Whatever her good intentions, in the social cauldron that is Juarez, it seems a task well beyond her.


It is a tradition among the workers to have their photographs taken in front of their maquiladoras. Thus the largest of Sagrario's portraits shows her standing in front of her American-owned factory, a trace of a smile across her long face. The picture, framed and hung on a wall in the tiny parlor of her home, loomed over her family as they gathered to speak of her one night last month.

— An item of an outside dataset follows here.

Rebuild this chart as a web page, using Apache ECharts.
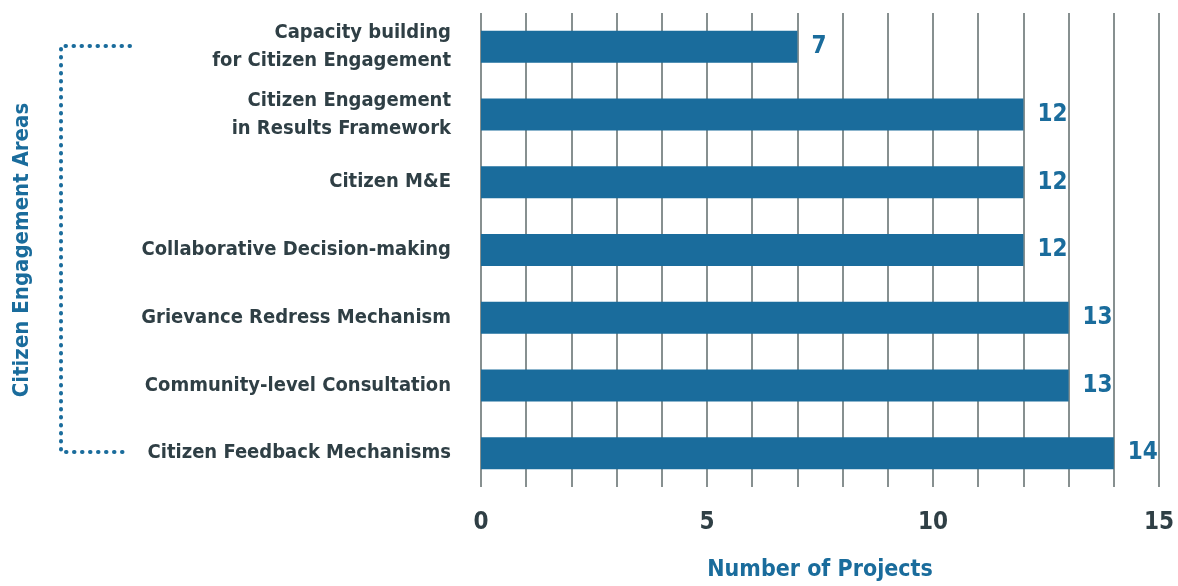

Sagrario was a devout girl who worked with a Catholic agency to organize the poor. She and Guillermina wore each other's clothes. Sagrario dreamed of studying computers and learning to speak English like her boyfriend. Then the tempting riches of places like El Paso might be more accessible. She and her family were reminded of the prosperous world every night - the lights of the American city spread out below them like a blanket of white Christmas lights.

But Sagrario would never see the promised land. Almost a year after her death, her mother, Paula, can speak of her daughter only haltingly. Every few weeks comes another terrible reminder of Sagrario's death, another body, another young woman raped and killed and dumped in the desert.

"Last night was a very bad night because I learned of the last one," Paula says, crowded onto a sofa with three of her surviving children beneath Sagrario's maquiladora portrait. "The family tries to hide that fact from their mother, but a lady told me. And it comes alive again."

Votive candles flickered by the Virgin in the dimly lit room that had grown cold from the lack of heat. Sounds of dogs barking came from outside, where a nearly full moon hung over the mountains on a crisp winter night. It was late, but white buses still rumbled past cardboard shacks, carrying armies of workers, raising thick clouds of dust.